William dice que no es de la calle, que él es de Sucre, aunque lleva 20 años viviendo en Guayana, 12 de ellos en las calles. Perdió a su madre cuando tenía 12 años, y cuando llegó a Guayana vivió con su tío y abuelo, hasta que lo encontraron drogándose y lo corrieron. Ahora William está recuperado, pero no vuelve porque siente vergüenza.
También es epiléptico. Sus compañeros de calle siempre le piden que cuente la historia la vez que se quedó pegado al transformador del mercado de Puerto Ordaz, electrocutado. Nadie sabe cómo es que sigue vivo, explica su amigo Jimmy: “Temblaba como un ratón, quedó pegao, no podíamos despegarlo, tuvimos que llamar a Corpoelec”.

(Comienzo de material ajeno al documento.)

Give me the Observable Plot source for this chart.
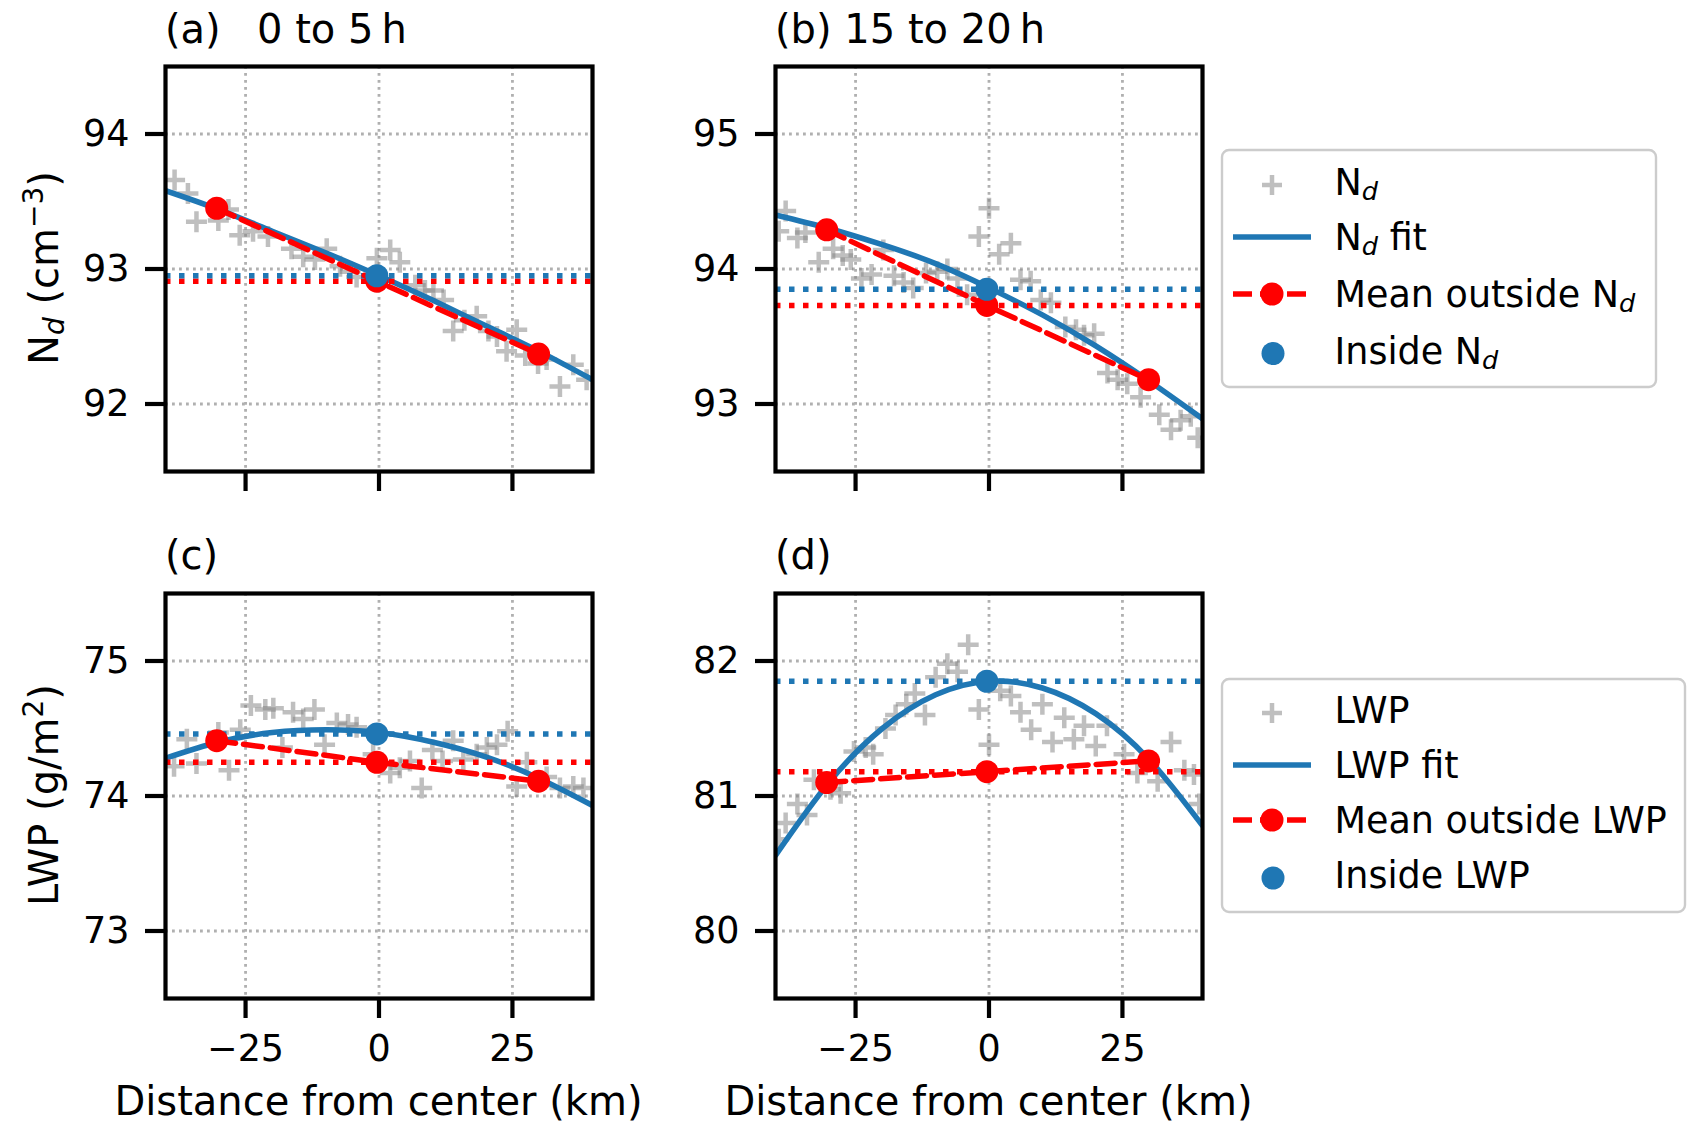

William tiene varias cicatrices en su brazo derecho que dan fe de lo sucedido. Después de pasar el susto, él mismo sano sus heridas con sábila porque no quería exponerse al rechazo en un hospital. Dice que los médicos lo ignoran porque piensan que es un delincuente, por eso no quiere ni imaginarse cómo lo tratarían si tuviera coronavirus.
Así que en las veredas del centro de Puerto Ordaz aprendió a curarse las heridas. En el mercado trabajaba como asistente, cargaba la verdura y limpiaba los alrededores.
A veces se le ve hurgando en los desechos para conseguir algo de comer, o para vender. “Puede haber cadenas, relojes incluso. Es que busco trabajo y no me dan”. Si tuviese dinero volvería a Sucre, al campo de su familia donde aprendió a sembrar piña, yuca, pimentón, plátano, pero no tiene cómo y perdió el contacto con ellos hace muchos años.
Por ahora, y quién sabe hasta cuándo, su lugar son las calles ya no tan desiertas del antiguo centro de Puerto Ordaz. Pese a la extensión de la cuarentena, cada vez más personas salen de sus casas en busca de lo esencial para volver al encierro. De hecho, desde hace dos semanas los comerciantes intentan conciliar sin éxito un método con el Gobierno para reactivar parcialmente.
Así que no hay bululú en las paradas de autobuses, tampoco tráfico, pero sí personas deambulando en búsqueda de comida en los deprimidos basureros de esta zona comercial. El confinamiento redujo el comercio, y también los desechos de los que cada vez echan manos más guayaneses. El 12 de mayo Nicolás Maduro extendió la cuarentena por 30 días más.